### Exercise requirements
Reproduce the material word for word; the images stay out.

### Data block
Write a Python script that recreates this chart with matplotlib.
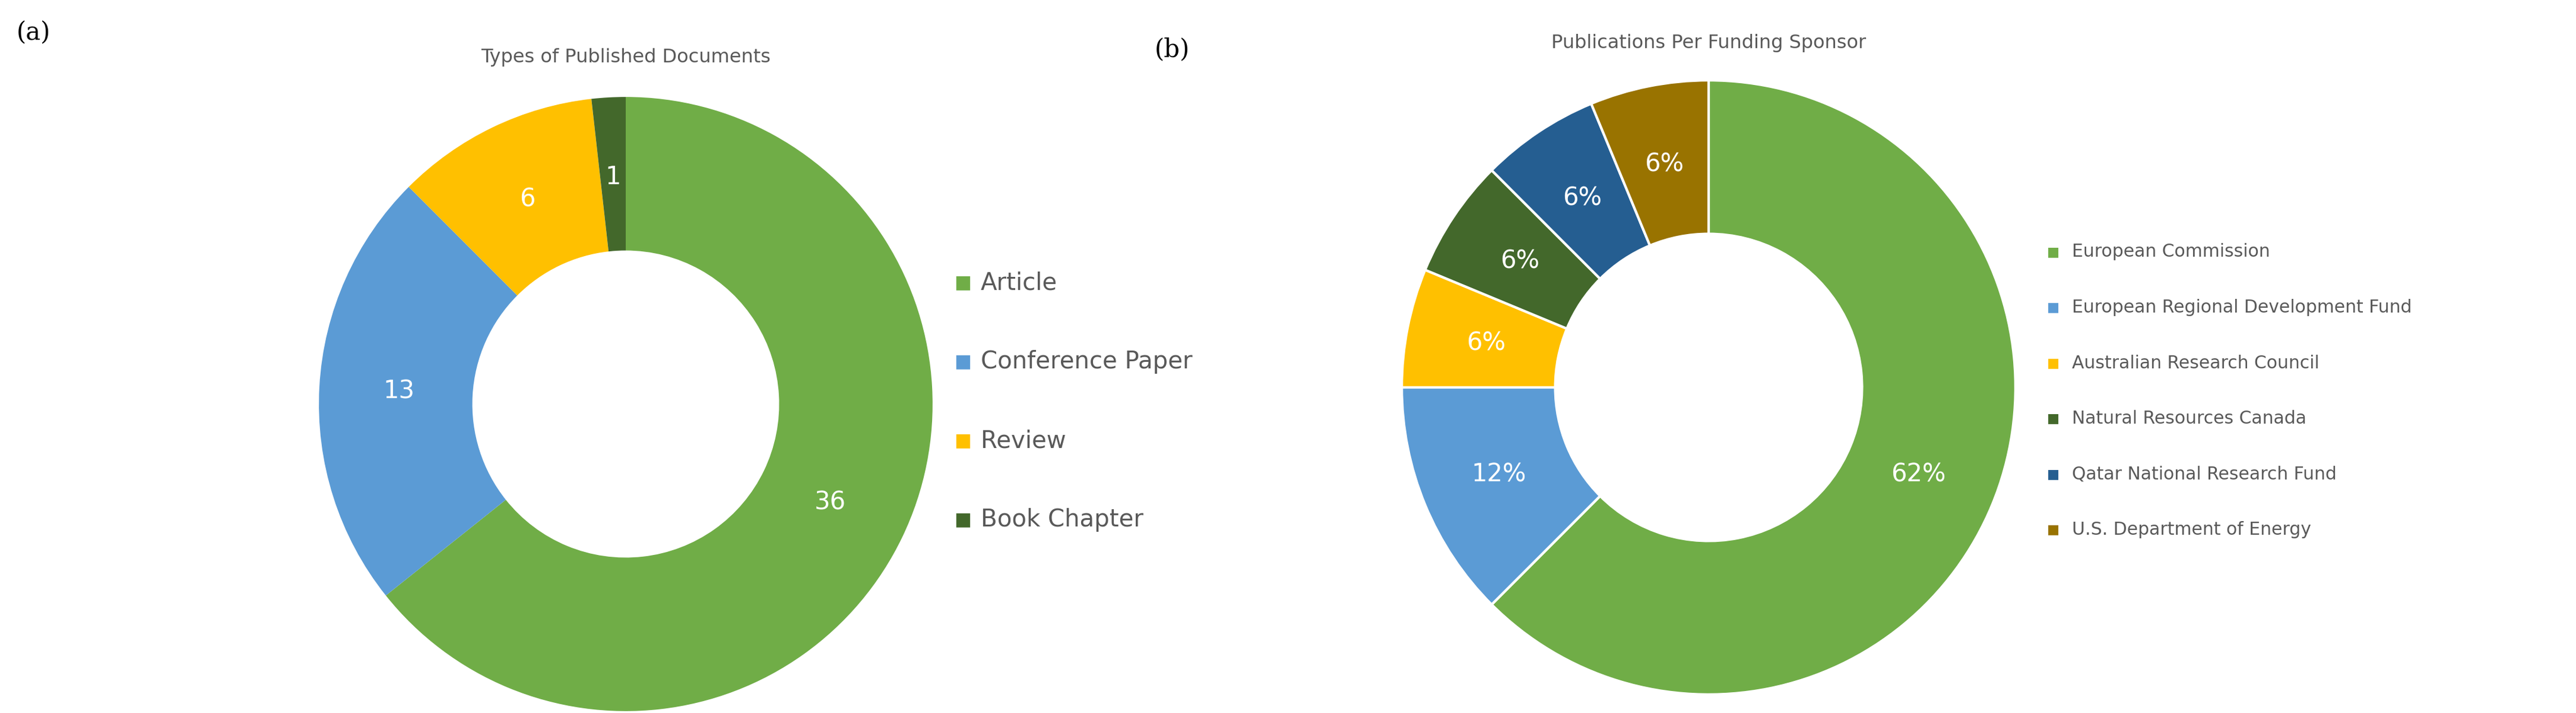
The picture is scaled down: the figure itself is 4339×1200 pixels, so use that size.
import matplotlib
matplotlib.use("Agg")
import matplotlib.pyplot as plt

W, H = 4339, 1200
doc_types = ["Article", "Conference Paper", "Review", "Book Chapter"]
doc_counts = [36, 13, 6, 1]
doc_colors = ["#70AD47", "#5B9BD5", "#FFC000", "#43682B"]

sponsors = ["European Commission", "European Regional Development Fund",
            "Australian Research Council", "Natural Resources Canada",
            "Qatar National Research Fund", "U.S. Department of Energy"]
sponsor_counts = [10, 2, 1, 1, 1, 1]
sponsor_colors = ["#70AD47", "#5B9BD5", "#FFC000", "#43682B", "#255E91", "#997300"]

fig = plt.figure(figsize=(W/100, H/100), dpi=100)
fig.patch.set_facecolor("white")

def donut(cx, cy, R, vals, cols, fmt, edge):
    ax = fig.add_axes([(cx-R)/W, 1-(cy+R)/H, 2*R/W, 2*R/H])
    total = sum(vals)
    wedges, texts, autot = ax.pie(vals, colors=cols, startangle=90, counterclock=False,
        radius=1, autopct=lambda p: fmt(p, total), pctdistance=0.74,
        wedgeprops=dict(width=0.5, edgecolor="white" if edge else None,
                        linewidth=3 if edge else 0),
        textprops=dict(color="white", fontsize=30))
    ax.set_xlim(-1.01, 1.01); ax.set_ylim(-1.01, 1.01)
    ax.set_aspect("equal"); ax.axis("off")
    return ax

donut(1054, 680, 522, doc_counts, doc_colors,
      lambda p, t: f"{round(p*t/100):d}", False)
donut(2878, 652, 522, sponsor_counts, sponsor_colors,
      lambda p, t: f"{p:.0f}%", True)

fig.text(1054/W, 1-97/H, "Types of Published Documents", ha="center", va="center",
         fontsize=23, color="#595959")
fig.text(2878/W, 1-72/H, "Publications Per Funding Sponsor", ha="center", va="center",
         fontsize=23, color="#595959")
fig.text(28/W, 1-55/H, "(a)", fontsize=30, family="DejaVu Serif", va="center")
fig.text(1945/W, 1-83/H, "(b)", fontsize=30, family="DejaVu Serif", va="center")

for i, (lab, c) in enumerate(zip(doc_types, doc_colors)):
    y = 476 + i*133
    fig.text(1622/W, 1-y/H, "■", color=c, fontsize=22, ha="center", va="center")
    fig.text(1652/W, 1-y/H, lab, color="#595959", fontsize=29, va="center")
for i, (lab, c) in enumerate(zip(sponsors, sponsor_colors)):
    y = 424 + i*93.5
    fig.text(3458/W, 1-y/H, "■", color=c, fontsize=16, ha="center", va="center")
    fig.text(3490/W, 1-y/H, lab, color="#595959", fontsize=21.5, va="center")

fig.savefig("out.png", dpi=100)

### The reply
Write a Python script that recreates this chart with matplotlib.
The picture is scaled down: the figure itself is 4339×1200 pixels, so use that size.
import matplotlib
matplotlib.use("Agg")
import matplotlib.pyplot as plt

W, H = 4339, 1200
doc_types = ["Article", "Conference Paper", "Review", "Book Chapter"]
doc_counts = [36, 13, 6, 1]
doc_colors = ["#70AD47", "#5B9BD5", "#FFC000", "#43682B"]

sponsors = ["European Commission", "European Regional Development Fund",
            "Australian Research Council", "Natural Resources Canada",
            "Qatar National Research Fund", "U.S. Department of Energy"]
sponsor_counts = [10, 2, 1, 1, 1, 1]
sponsor_colors = ["#70AD47", "#5B9BD5", "#FFC000", "#43682B", "#255E91", "#997300"]

fig = plt.figure(figsize=(W/100, H/100), dpi=100)
fig.patch.set_facecolor("white")

def donut(cx, cy, R, vals, cols, fmt, edge):
    ax = fig.add_axes([(cx-R)/W, 1-(cy+R)/H, 2*R/W, 2*R/H])
    total = sum(vals)
    wedges, texts, autot = ax.pie(vals, colors=cols, startangle=90, counterclock=False,
        radius=1, autopct=lambda p: fmt(p, total), pctdistance=0.74,
        wedgeprops=dict(width=0.5, edgecolor="white" if edge else None,
                        linewidth=3 if edge else 0),
        textprops=dict(color="white", fontsize=30))
    ax.set_xlim(-1.01, 1.01); ax.set_ylim(-1.01, 1.01)
    ax.set_aspect("equal"); ax.axis("off")
    return ax

donut(1054, 680, 522, doc_counts, doc_colors,
      lambda p, t: f"{round(p*t/100):d}", False)
donut(2878, 652, 522, sponsor_counts, sponsor_colors,
      lambda p, t: f"{p:.0f}%", True)

fig.text(1054/W, 1-97/H, "Types of Published Documents", ha="center", va="center",
         fontsize=23, color="#595959")
fig.text(2878/W, 1-72/H, "Publications Per Funding Sponsor", ha="center", va="center",
         fontsize=23, color="#595959")
fig.text(28/W, 1-55/H, "(a)", fontsize=30, family="DejaVu Serif", va="center")
fig.text(1945/W, 1-83/H, "(b)", fontsize=30, family="DejaVu Serif", va="center")

for i, (lab, c) in enumerate(zip(doc_types, doc_colors)):
    y = 476 + i*133
    fig.text(1622/W, 1-y/H, "■", color=c, fontsize=22, ha="center", va="center")
    fig.text(1652/W, 1-y/H, lab, color="#595959", fontsize=29, va="center")
for i, (lab, c) in enumerate(zip(sponsors, sponsor_colors)):
    y = 424 + i*93.5
    fig.text(3458/W, 1-y/H, "■", color=c, fontsize=16, ha="center", va="center")
    fig.text(3490/W, 1-y/H, lab, color="#595959", fontsize=21.5, va="center")

fig.savefig("out.png", dpi=100)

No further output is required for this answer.